■ **WHAT YOU SHOULD DO**: Keep every line where the word "this" appears; drop the rest.

■ **PROVIDED ENTRIES**:
⁂
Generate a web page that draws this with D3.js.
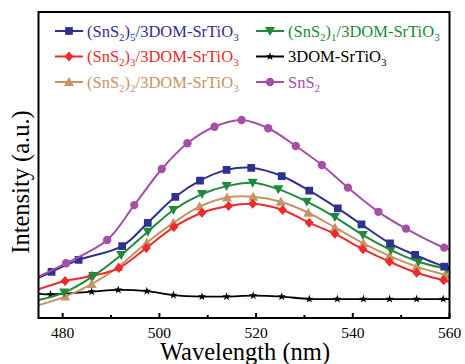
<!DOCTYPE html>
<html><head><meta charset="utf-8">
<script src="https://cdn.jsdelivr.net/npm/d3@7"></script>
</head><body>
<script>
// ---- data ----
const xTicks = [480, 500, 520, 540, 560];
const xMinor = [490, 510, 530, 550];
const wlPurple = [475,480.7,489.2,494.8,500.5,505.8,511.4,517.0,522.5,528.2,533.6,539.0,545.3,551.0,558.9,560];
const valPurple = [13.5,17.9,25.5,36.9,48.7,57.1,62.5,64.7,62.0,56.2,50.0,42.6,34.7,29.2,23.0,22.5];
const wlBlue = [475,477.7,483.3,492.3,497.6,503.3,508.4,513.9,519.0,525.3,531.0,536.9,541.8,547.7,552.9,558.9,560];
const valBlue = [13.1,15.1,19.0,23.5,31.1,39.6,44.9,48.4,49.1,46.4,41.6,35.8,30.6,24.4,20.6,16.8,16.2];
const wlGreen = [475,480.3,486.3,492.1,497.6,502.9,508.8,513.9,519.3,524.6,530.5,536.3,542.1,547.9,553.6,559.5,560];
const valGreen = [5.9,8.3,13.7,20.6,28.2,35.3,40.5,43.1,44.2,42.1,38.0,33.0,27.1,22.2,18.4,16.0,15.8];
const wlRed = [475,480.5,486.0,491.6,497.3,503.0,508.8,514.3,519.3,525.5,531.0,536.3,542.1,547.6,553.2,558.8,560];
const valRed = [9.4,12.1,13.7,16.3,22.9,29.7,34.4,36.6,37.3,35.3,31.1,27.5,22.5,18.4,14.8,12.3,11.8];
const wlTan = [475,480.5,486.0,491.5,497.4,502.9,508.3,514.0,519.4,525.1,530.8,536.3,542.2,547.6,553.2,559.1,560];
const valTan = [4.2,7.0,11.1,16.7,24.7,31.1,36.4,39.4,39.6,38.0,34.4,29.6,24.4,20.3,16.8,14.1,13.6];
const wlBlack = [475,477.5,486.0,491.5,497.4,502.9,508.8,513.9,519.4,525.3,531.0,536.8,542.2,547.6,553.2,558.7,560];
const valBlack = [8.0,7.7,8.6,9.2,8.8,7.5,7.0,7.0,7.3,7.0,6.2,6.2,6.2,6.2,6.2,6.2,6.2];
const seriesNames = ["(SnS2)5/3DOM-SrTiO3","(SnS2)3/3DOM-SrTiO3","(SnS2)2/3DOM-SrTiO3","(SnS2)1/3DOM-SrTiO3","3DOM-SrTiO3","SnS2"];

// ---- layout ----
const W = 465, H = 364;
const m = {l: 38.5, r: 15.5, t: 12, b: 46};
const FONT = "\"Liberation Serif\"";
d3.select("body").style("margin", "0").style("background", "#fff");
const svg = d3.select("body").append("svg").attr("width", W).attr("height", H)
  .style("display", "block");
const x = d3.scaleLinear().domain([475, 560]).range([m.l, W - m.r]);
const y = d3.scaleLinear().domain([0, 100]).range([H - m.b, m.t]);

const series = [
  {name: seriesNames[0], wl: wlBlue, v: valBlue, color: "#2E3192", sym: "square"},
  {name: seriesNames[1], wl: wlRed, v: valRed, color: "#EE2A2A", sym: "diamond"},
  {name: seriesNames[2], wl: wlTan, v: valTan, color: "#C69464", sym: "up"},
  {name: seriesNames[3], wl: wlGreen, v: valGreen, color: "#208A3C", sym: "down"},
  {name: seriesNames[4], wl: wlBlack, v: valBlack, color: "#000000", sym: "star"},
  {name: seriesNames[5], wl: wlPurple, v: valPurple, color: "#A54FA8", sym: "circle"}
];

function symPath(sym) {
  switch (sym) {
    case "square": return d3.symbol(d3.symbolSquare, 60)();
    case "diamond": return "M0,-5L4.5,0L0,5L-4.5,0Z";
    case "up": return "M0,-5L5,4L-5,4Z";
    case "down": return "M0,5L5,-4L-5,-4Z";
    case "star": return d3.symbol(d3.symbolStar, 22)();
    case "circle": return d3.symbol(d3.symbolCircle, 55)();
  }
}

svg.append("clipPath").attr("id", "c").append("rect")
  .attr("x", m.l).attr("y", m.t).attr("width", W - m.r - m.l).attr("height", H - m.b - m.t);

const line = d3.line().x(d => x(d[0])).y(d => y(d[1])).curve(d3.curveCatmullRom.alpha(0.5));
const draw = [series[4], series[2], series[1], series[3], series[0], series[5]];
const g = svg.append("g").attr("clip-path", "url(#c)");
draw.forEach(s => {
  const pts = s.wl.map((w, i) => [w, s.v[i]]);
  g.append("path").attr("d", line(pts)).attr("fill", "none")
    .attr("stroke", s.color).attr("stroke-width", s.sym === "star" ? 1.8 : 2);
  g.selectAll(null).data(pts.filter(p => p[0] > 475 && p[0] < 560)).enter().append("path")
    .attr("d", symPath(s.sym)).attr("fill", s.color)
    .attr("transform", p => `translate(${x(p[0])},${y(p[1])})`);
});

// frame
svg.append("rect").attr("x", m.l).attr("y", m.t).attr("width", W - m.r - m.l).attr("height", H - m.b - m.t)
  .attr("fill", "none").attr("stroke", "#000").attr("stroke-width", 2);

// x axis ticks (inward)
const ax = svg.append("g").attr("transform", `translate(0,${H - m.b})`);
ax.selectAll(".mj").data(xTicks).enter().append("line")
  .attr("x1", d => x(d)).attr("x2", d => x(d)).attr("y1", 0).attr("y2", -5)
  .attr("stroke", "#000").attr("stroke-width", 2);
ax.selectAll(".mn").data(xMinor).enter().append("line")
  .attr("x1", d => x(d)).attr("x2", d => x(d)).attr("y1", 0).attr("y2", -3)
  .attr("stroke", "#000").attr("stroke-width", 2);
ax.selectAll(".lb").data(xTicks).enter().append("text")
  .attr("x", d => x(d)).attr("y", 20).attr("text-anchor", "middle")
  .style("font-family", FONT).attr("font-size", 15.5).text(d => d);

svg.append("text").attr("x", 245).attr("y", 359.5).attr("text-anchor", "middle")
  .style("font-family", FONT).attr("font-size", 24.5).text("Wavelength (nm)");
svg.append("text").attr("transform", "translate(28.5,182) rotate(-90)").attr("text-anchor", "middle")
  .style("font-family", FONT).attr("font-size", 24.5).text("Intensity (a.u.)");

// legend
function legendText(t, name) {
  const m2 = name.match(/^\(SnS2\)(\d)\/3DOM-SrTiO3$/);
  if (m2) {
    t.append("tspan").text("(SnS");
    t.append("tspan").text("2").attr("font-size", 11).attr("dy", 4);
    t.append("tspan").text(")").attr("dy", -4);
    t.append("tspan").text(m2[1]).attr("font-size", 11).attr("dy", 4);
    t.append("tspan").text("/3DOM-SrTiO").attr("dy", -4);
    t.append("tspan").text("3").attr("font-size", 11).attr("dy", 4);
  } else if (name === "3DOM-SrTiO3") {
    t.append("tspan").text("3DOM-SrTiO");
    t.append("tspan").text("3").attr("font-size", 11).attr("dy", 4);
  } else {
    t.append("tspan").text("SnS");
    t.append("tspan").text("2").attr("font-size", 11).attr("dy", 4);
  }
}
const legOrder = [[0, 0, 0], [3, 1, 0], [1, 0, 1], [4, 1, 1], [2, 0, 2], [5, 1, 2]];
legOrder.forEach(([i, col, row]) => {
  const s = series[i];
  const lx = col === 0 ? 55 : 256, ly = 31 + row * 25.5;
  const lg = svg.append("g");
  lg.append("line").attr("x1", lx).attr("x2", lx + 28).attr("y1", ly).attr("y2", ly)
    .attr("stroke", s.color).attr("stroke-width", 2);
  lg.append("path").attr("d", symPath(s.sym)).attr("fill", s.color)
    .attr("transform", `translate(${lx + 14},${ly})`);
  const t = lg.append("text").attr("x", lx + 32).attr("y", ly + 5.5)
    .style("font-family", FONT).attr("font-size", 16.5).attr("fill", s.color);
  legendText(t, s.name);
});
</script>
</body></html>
⁂
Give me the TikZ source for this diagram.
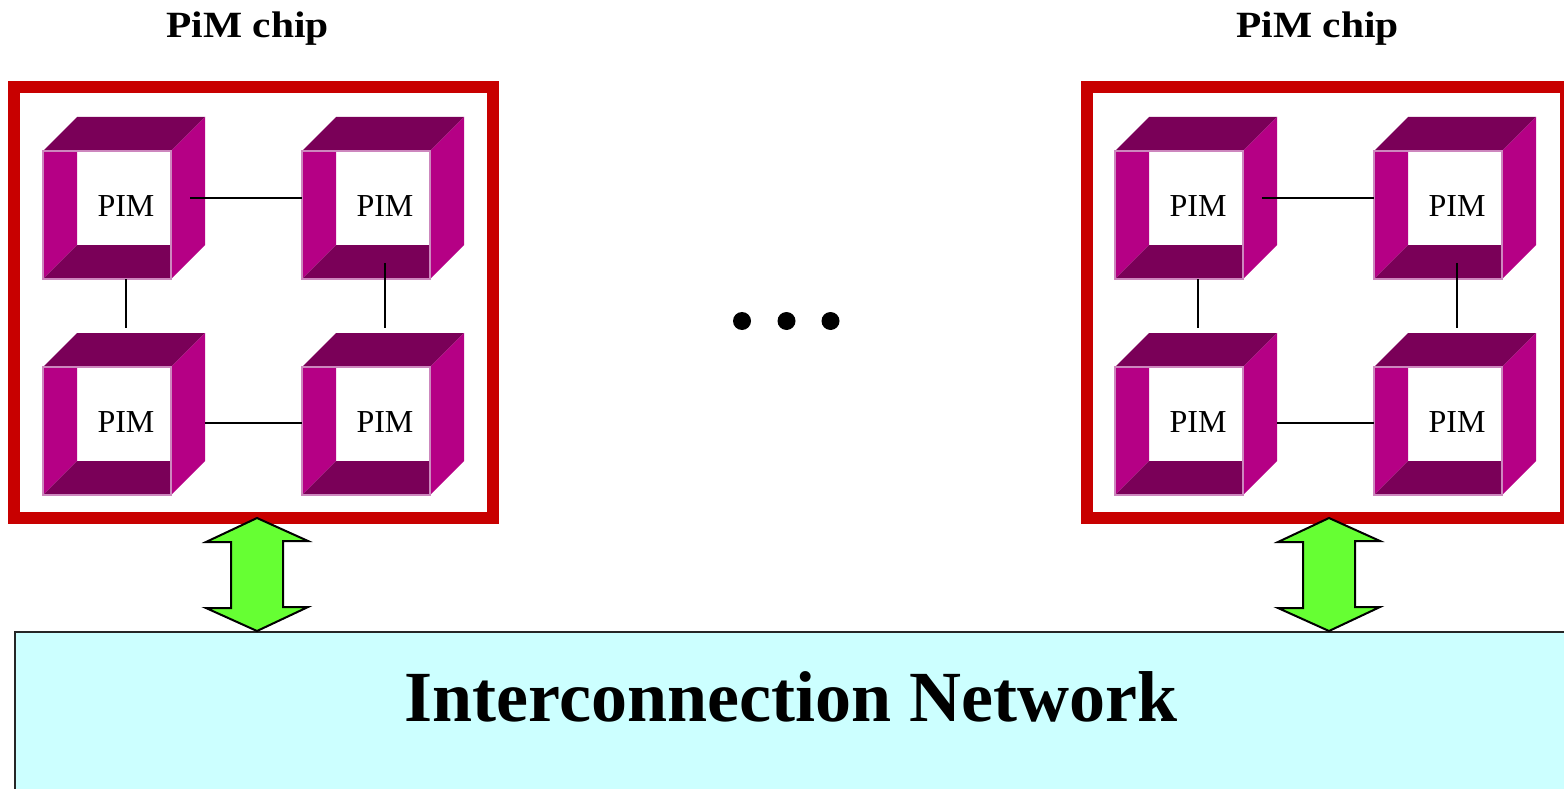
⁂
■ **FINISHED TASK**:
Generate a web page that draws this with D3.js.
Give me the TikZ source for this diagram.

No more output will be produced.